Algorithm

This routine detects jumps by looking for outliers in the up-the-ramp signal for each pixel. On output, the GROUPDQ array is updated with the DQ flag “JUMP_DET” to indicate the location of each jump that was found. In addition, any pixels that have non-positive or NaN values in the gain reference file will have DQ flags “NO_GAIN_VALUE” and “DO_NOT_USE” set in the output PIXELDQ array. The SCI array of the input data is not modified.

Jumps can be detected in two different ways. The primary way is the two-point difference method described below. The other way is by selecting only_use_ints as True and if there are enough integrations, then sigma_clip from the astropy.stats package will be used to detect jumps. The sigma_clip method will also be used if the total number of usable groups (number of groups per integration multiplied by the number of integrations) is above a minimum threshold.

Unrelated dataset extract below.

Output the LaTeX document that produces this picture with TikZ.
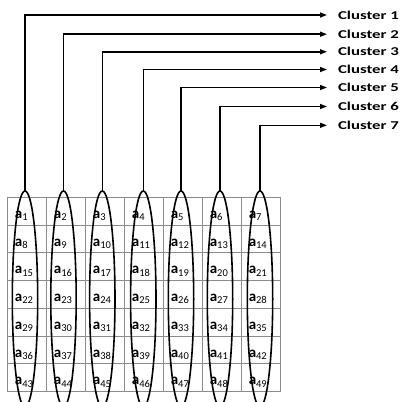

The current implementation uses the two-point difference method described in Anderson & Gordon (2011).

Two-Point Difference Method

The two-point difference method is applied to each integration as follows:

  1. Compute the first differences for each pixel (the difference between adjacent groups)

  2. Compute the clipped median (dropping the largest difference) of the first differences for each pixel. If there are only three first difference values (four groups), no clipping is performed when computing the median.

  3. Use the median to estimate the Poisson noise for each group and combine it with the read noise to arrive at an estimate of the total expected noise for each difference.

  4. Compute the “difference ratio” as the difference between the first differences of each group and the median, divided by the expected noise.

  5. If the largest “difference ratio” is greater than the rejection threshold, flag the group corresponding to that ratio as having a jump.

  6. If a jump is found in a given pixel, iterate the above steps with the jump-impacted group excluded, looking for additional lower-level jumps that still exceed the rejection threshold.

  7. Stop iterating on a given pixel when no new jumps are found or only one difference remains.

  8. If there are only two differences (three groups), the smallest one is compared to the larger one and if the larger one is above a threshold, it is flagged as a jump.

  9. If flagging of the 4 neighbors is requested, then the 4 adjacent pixels will have ramp jumps flagged in the same group as the central pixel as long as it has a jump between the min and max requested levels for this option.

  10. If flagging of groups after a ramp jump is requested, then the groups in the requested time since a detected ramp jump will be flagged as ramp jumps if the ramp jump is above the requested threshold. Two thresholds and times are possible for this option.

Note that any ramp groups flagged as SATURATED in the input GROUPDQ array are not used in any of the above calculations and hence will never be marked as containing a jump.